Why I create those stuff?
As a self-taught UX/Product designer, I know how hard it is to learn UX from scratch. The primary blocker for almost every learner is the terminologies. There are SO many terminologies to get familiar with, and it's really overwhelming.
When I help other people on their design journey as a design mentor, I see people struggling with this challenge. Some of them succeeded, some failed. I found that the more likely successful way to overcome this challenge is not about getting a precise understanding of each terminology.
The best way to get over this "terminology crisis" is to get a rough understanding of a new concept and explain it in your own language (if you can have an analogy related to that concept, that would be better) and move on. I call it a layering approach. We will have different understanding layers of the same concept, as our holistic experience in the domain is growing and changing.
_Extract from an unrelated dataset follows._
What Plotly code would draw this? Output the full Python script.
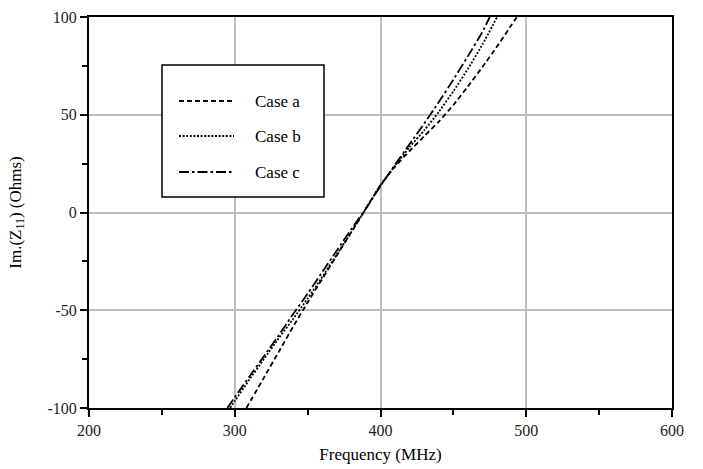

That's why I created these 1-minute explanations. Hope you will find them helpful for learning UX/product design.
Note:
I did those explanation videos as a monthly challenge. If you want to be updated when I create something similar later, you can subscribe to my newsletters below - I promise I will never send spam :)
Conversion rate
Imagine you buy a bunch of spinach for dinner. When you cook, the size of the spinach will shrink from a basketball to a table tennis ball. The percentage of final size out of the original size is your conversion rate.
Usability testing
In UX design, usability testing asks users to complete tasks while a researcher observes them to learn if any problems or confusion are encountered when interacting with the design. It's an essential job for UX designers.
Wireframe
Wireframing is a way to design a website or app at the structural level. It shows an overview of the basic stuff, such as structure, layout, information architecture, user flow, functionality, and intended behaviours. Usually, wireframes contain a minimum level of colour, styling, graphics etc.
Design interview process
The UX designer interview process depends on companies, markets and industries, and it could have different steps, formats and timeframes. But there're two things usually included: a case study review and a culture check.
Mockup
A mockup is a realistic representation of how the design will finally look. Usually, a mockup should look exactly like the final product.
Lo-fi vs Hi-Fi
Fidelity refers to the level of detail on a wireframe or prototype. There are low, medium, and high fidelity prototypes. The type you use depends on the needs of a given project.
Moodboard
A mood board is a collection of stuff such as images, text, colours or other branding elements that help define the style of a product.
A/B testing
A/B testing compares two designs against each other to determine which performs better.
Persona
A persona is a fictional representation of a user group you're designing for to help you make design decisions.
Prototype
A prototype is an outline of the proposed final product used for testing before launch.
Case Study
In terms of UX design, a case study is a detailed story of how you solve user experience problems.
Storyboard
A storyboard communicates a story through images to provide additional context to your team, and it helps the designer clarify the user journey and persona.
UX Research
UX research is about collecting user and customer insights to make better business decisions.
Portfolio
UX portfolio shows your skills and experience in solving a real problem, and it's essential for a UX designer's career.
MVP
An MVP(minimum viable product), is a product with just enough features to attract early-adopter customers and validate a product idea early in the product development cycle.
Product designer
A product designer uses the different facets and tools of design to create and execute a solution that solves a user’s experience problem. At its core, a product designer is a problem solver.
Customer journey
A customer journey map is a visual representation of how a customer interacts with and experiences your business when trying to achieve a goal.
Mental model
A mental model explains someone's thought process about how something works in the real world.
Dark pattern
A dark pattern is a deceptive user experience that takes advantage of the way people habitually use websites and apps in order to get users to do something they didn’t intend to.
Edge case
An edge case is a problem or situation that occurs only at an extreme operating parameter.
Accessibility
Accessibility is the concept of whether a product or service can be used by everyone—however they encounter it.
Design critique
A design critique is a design team activity in which for presenter shares the design, and the critiquer offers informed thoughts or perspectives.
User onboarding
User onboarding encompasses the initial experience in the application, online or offline training, goal-setting, and the organisation’s customer success process—a big part of a UX designer's job.
Tech debt
In software development, technical debt or design debt is the implied cost of additional rework caused by choosing an easy (limited) solution now instead of using a better approach that would take longer.
Empathy map
An empathy map is a collaborative visualisation used to articulate what we know about a particular type of user.
ROI
ROI, or Return on investment, is a metric used to understand the profitability of an investment.
Experience map
An experience map is a visualisation of an entire end-to-end experience that a “generic” person goes through to accomplish a goal.
Affinity mapping
Affinity mapping refers to organising related facts into distinct clusters.
Design thinking
Design thinking is an iterative process for creative problem-solving. In this process, you seek to understand your users, challenge assumptions, redefine problems and create innovative solutions which you can prototype and test.
Design system
A Design System is the single source of truth that groups all the elements that will allow the teams to design, realise and develop a product.